Today we’re announcing a brave new move forward in modern cartography. Starting with India, we’re about to marry industrial capture methods with community mapping. By doing so, we’re simultaneously allowing local experts to edit our maps, but also making sure that these edits are of automotive grade quality.
We’re particularly proud of the highly sophisticated way we map the world. It’s a human- and capital-intensive business. We’re the trusted partners of the automotive industry because we have highly accurate maps, so accurate that we can enable driverless cars, and we double-check every change to those maps.
However, the world around is continuously evolving with the addition of new roads, new infrastructure and even new names: for our maps to stay relevant they have to be continuously updated.
In fast-growing countries like India, so diversely urbanized and cluttered, even a large, dedicated team of cartographers struggles to keep up with all the changes.
So, although we have rolled out industrial capture methods in some of these areas, we want to open up our maps to local experts for editing to further improve and humanize HERE.
Choosing the right experts
When we say experts, we mean it, because we believe that quality is more important than quantity. So we teamed up with geography and cartography students in many Indian colleges who are using Map Creator, our community-editing tool.
The students are not only local experts, but they know exactly how cartography works and they can provide highly relevant and useful edits. They are also part of a map moderation system that allows both the HERE team as well as the community at large to verify edits before integrating them into the base map.
Once integrated, these changes will become available within days to all users across the wide range of HERE customers, including car manufacturers, personal navigation device makers, mobile device providers and Web and enterprise clients.
India is a big country in which urbanization follows different patterns in different areas. Which is why the community is helping us updating our POI listings in big cities, while mapping road networks in more remote areas.

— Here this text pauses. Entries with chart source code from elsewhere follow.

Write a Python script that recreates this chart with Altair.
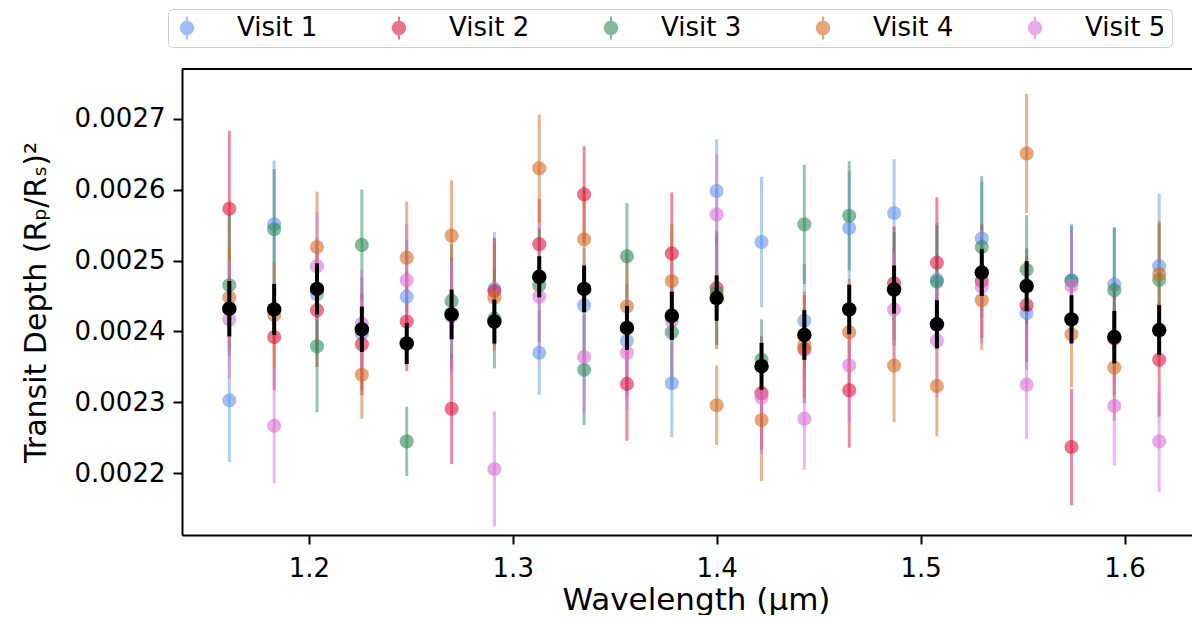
import altair as alt
import pandas as pd

wavelength = [1.161, 1.183, 1.204, 1.226, 1.248, 1.270, 1.291, 1.313, 1.335, 1.356, 1.378,
              1.400, 1.422, 1.443, 1.465, 1.487, 1.508, 1.530, 1.552, 1.574, 1.595, 1.617]

visit_names = ["Visit 1", "Visit 2", "Visit 3", "Visit 4", "Visit 5"]
visit_colors = ["#6495ED", "#DC143C", "#2E8B57", "#D2691E", "#DA70D6"]

visit1 = [0.002303, 0.002551, 0.002452, 0.002397, 0.002449, 0.002425, 0.002460, 0.002370, 0.002437, 0.002387, 0.002327,
          0.002598, 0.002526, 0.002415, 0.002546, 0.002567, 0.002473, 0.002531, 0.002426, 0.002472, 0.002466, 0.002492]
visit1_err = [0.000087, 0.000090, 0.000080, 0.000080, 0.000080, 0.000080, 0.000080, 0.000059, 0.000080, 0.000080, 0.000076,
              0.000073, 0.000092, 0.000080, 0.000080, 0.000076, 0.000080, 0.000080, 0.000080, 0.000080, 0.000080, 0.000102]

visit2 = [0.002573, 0.002392, 0.002430, 0.002382, 0.002414, 0.002291, 0.002457, 0.002523, 0.002593, 0.002326, 0.002510,
          0.002461, 0.002313, 0.002375, 0.002317, 0.002468, 0.002497, 0.002471, 0.002437, 0.002237, 0.002390, 0.002360]
visit2_err = [0.000110, 0.000075, 0.000080, 0.000072, 0.000070, 0.000078, 0.000075, 0.000064, 0.000068, 0.000080, 0.000086,
              0.000080, 0.000080, 0.000076, 0.000081, 0.000080, 0.000092, 0.000080, 0.000080, 0.000082, 0.000080, 0.000080]

visit3 = [0.002465, 0.002544, 0.002379, 0.002522, 0.002245, 0.002443, 0.002418, 0.002465, 0.002346, 0.002506, 0.002399,
          0.002455, 0.002360, 0.002551, 0.002563, 0.002460, 0.002470, 0.002519, 0.002487, 0.002471, 0.002458, 0.002473]
visit3_err = [0.000100, 0.000085, 0.000093, 0.000078, 0.000049, 0.000080, 0.000070, 0.000080, 0.000078, 0.000075, 0.000080,
              0.000080, 0.000057, 0.000084, 0.000077, 0.000080, 0.000080, 0.000100, 0.000077, 0.000078, 0.000089, 0.000080]

visit4 = [0.002448, 0.002423, 0.002519, 0.002339, 0.002504, 0.002535, 0.002448, 0.002630, 0.002530, 0.002435, 0.002471,
          0.002296, 0.002275, 0.002381, 0.002399, 0.002352, 0.002323, 0.002444, 0.002651, 0.002396, 0.002349, 0.002481]
visit4_err = [0.000071, 0.000075, 0.000078, 0.000062, 0.000079, 0.000078, 0.000075, 0.000076, 0.000075, 0.000075, 0.000080,
              0.000056, 0.000086, 0.000075, 0.000075, 0.000080, 0.000071, 0.000070, 0.000084, 0.000075, 0.000075, 0.000075]

visit5 = [0.002417, 0.002267, 0.002492, 0.002411, 0.002472, 0.002421, 0.002206, 0.002449, 0.002364, 0.002370, 0.002415,
          0.002565, 0.002307, 0.002277, 0.002352, 0.002431, 0.002387, 0.002463, 0.002325, 0.002464, 0.002295, 0.002245]
visit5_err = [0.000083, 0.000081, 0.000076, 0.000077, 0.000080, 0.000080, 0.000081, 0.000080, 0.000080, 0.000080, 0.000080,
              0.000085, 0.000080, 0.000072, 0.000080, 0.000080, 0.000080, 0.000080, 0.000077, 0.000080, 0.000084, 0.000071]

mean_depth = [0.002432, 0.002431, 0.002460, 0.002403, 0.002383, 0.002424, 0.002414, 0.002477, 0.002460, 0.002405, 0.002422,
              0.002447, 0.002351, 0.002395, 0.002431, 0.002459, 0.002410, 0.002483, 0.002464, 0.002417, 0.002392, 0.002402]
mean_err = [0.000039, 0.000036, 0.000036, 0.000032, 0.000029, 0.000035, 0.000031, 0.000029, 0.000033, 0.000031, 0.000034,
            0.000032, 0.000033, 0.000035, 0.000035, 0.000034, 0.000034, 0.000033, 0.000035, 0.000034, 0.000037, 0.000035]

x_ticks = [1.2, 1.3, 1.4, 1.5, 1.6]
y_ticks = [0.0022, 0.0023, 0.0024, 0.0025, 0.0026, 0.0027]

rows = []
for name, vals, errs in zip(visit_names,
                            [visit1, visit2, visit3, visit4, visit5],
                            [visit1_err, visit2_err, visit3_err, visit4_err, visit5_err]):
    for w, v, e in zip(wavelength, vals, errs):
        rows.append({"wavelength": w, "visit": name, "depth": v, "lo": v - e, "hi": v + e})
df = pd.DataFrame(rows)
mdf = pd.DataFrame({
    "wavelength": wavelength,
    "depth": mean_depth,
    "lo": [v - e for v, e in zip(mean_depth, mean_err)],
    "hi": [v + e for v, e in zip(mean_depth, mean_err)],
})

W, H = 1010, 466
FONT = "DejaVu Sans"
YTITLE = "Transit Depth (Rₚ/Rₛ)²"
XTITLE = "Wavelength (μm)"

xscale = alt.Scale(domain=[1.1378, 1.6331], nice=False, zero=False)
yscale = alt.Scale(domain=[0.002113, 0.00277], nice=False, zero=False)
cscale = alt.Scale(domain=visit_names, range=visit_colors)

xaxis = alt.Axis(values=x_ticks, format=".1f", title=XTITLE, titleX=514, titleY=74,
                 titleBaseline="alphabetic", titleFontSize=31, labelPadding=11)
yaxis = alt.Axis(values=y_ticks, format=".4f", title=YTITLE, titleFontSize=30,
                 titlePadding=23, labelPadding=8)

X = alt.X("wavelength:Q", scale=xscale, axis=xaxis, title=XTITLE)

symbol_path = ("M-0.6,0A0.6,0.6,0,1,1,0.6,0A0.6,0.6,0,1,1,-0.6,0Z"
               "M-0.09,-0.95H0.09V0.95H-0.09Z")

legend = alt.Legend(title=None, orient="none", legendX=-14, legendY=-60,
                    direction="horizontal", columns=5,
                    symbolType=symbol_path, symbolSize=576, symbolOpacity=0.6,
                    symbolStrokeWidth=0, labelFontSize=26, labelFont=FONT,
                    labelColor="black", labelOffset=37, columnPadding=68,
                    padding=6, strokeColor="#cccccc", cornerRadius=5,
                    fillColor="white")

bars = alt.Chart(df).mark_rule(strokeWidth=3, opacity=0.5).encode(
    x=X,
    y=alt.Y("lo:Q", scale=yscale, axis=yaxis, title=YTITLE),
    y2="hi:Q",
    color=alt.Color("visit:N", scale=cscale, legend=legend),
)

pts = alt.Chart(df).mark_circle(size=200, opacity=0.6).encode(
    x=X,
    y=alt.Y("depth:Q", scale=yscale, axis=yaxis, title=YTITLE),
    color=alt.Color("visit:N", scale=cscale, legend=legend),
)

mbars = alt.Chart(mdf).mark_rule(strokeWidth=4, color="black").encode(
    x=X,
    y=alt.Y("lo:Q", scale=yscale, axis=yaxis, title=YTITLE),
    y2="hi:Q",
)

mpts = alt.Chart(mdf).mark_circle(size=210, opacity=1, color="black").encode(
    x=X,
    y=alt.Y("depth:Q", scale=yscale, axis=yaxis, title=YTITLE),
)

top_spine = alt.Chart(alt.Data(values=[{"a": 1}])).mark_rule(color="black", strokeWidth=2).encode(
    x=alt.value(0), x2=alt.value(W), y=alt.value(0)
)

chart = alt.layer(bars, pts, mbars, mpts, top_spine).properties(
    width=W, height=H,
    autosize=alt.AutoSizeParams(type="none"),
    padding={"left": 174, "top": 61, "right": 0, "bottom": 80},
).configure(font=FONT).configure_view(stroke=None).configure_axis(
    labelFont=FONT, labelFontSize=26, labelColor="black",
    titleFont=FONT, titleFontWeight="normal", titleColor="black",
    tickColor="black", domainColor="black", tickWidth=2, domainWidth=2,
    tickSize=9, grid=False,
)

chart.save("out.html", embed_options={"renderer": "svg", "actions": False})
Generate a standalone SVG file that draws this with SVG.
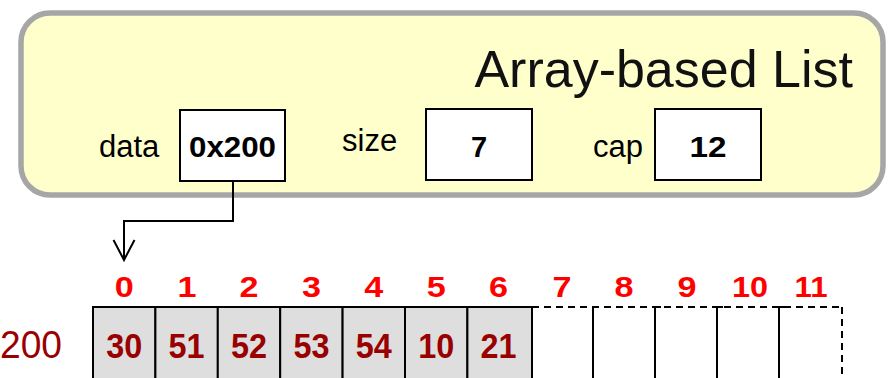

The project in India is part of an on-going series of pilot programmes that HERE is using to enhance its community mapping capabilities and tap the knowledge of local experts.
Why are these experts doing this?
We spent some time chatting with Geography students at the Kamala Nehru College in Delhi to find out more about their involvement in the project.
Student Rituparna Bhattacharya and her teacher Renu Malhotra, from the Kamala Nehru College, recognize the importance for them to acquire mapping experience with practical applications like Map Creator. At the same time, they are helping HERE by mapping even the most remote areas of India.
Disha Dwivedi and Radhika Sharma are very committed to map their hometowns and the places they go very often first.
And when asked why she’s doing this, Aishwarya Shekhar told us that her work is going to make a real impact, helping people all over the country finding their way.
Saanvi Vashisht is so excited by the project that she has come to see her future career in mapping. We’re happy for her: it’s an exciting industry.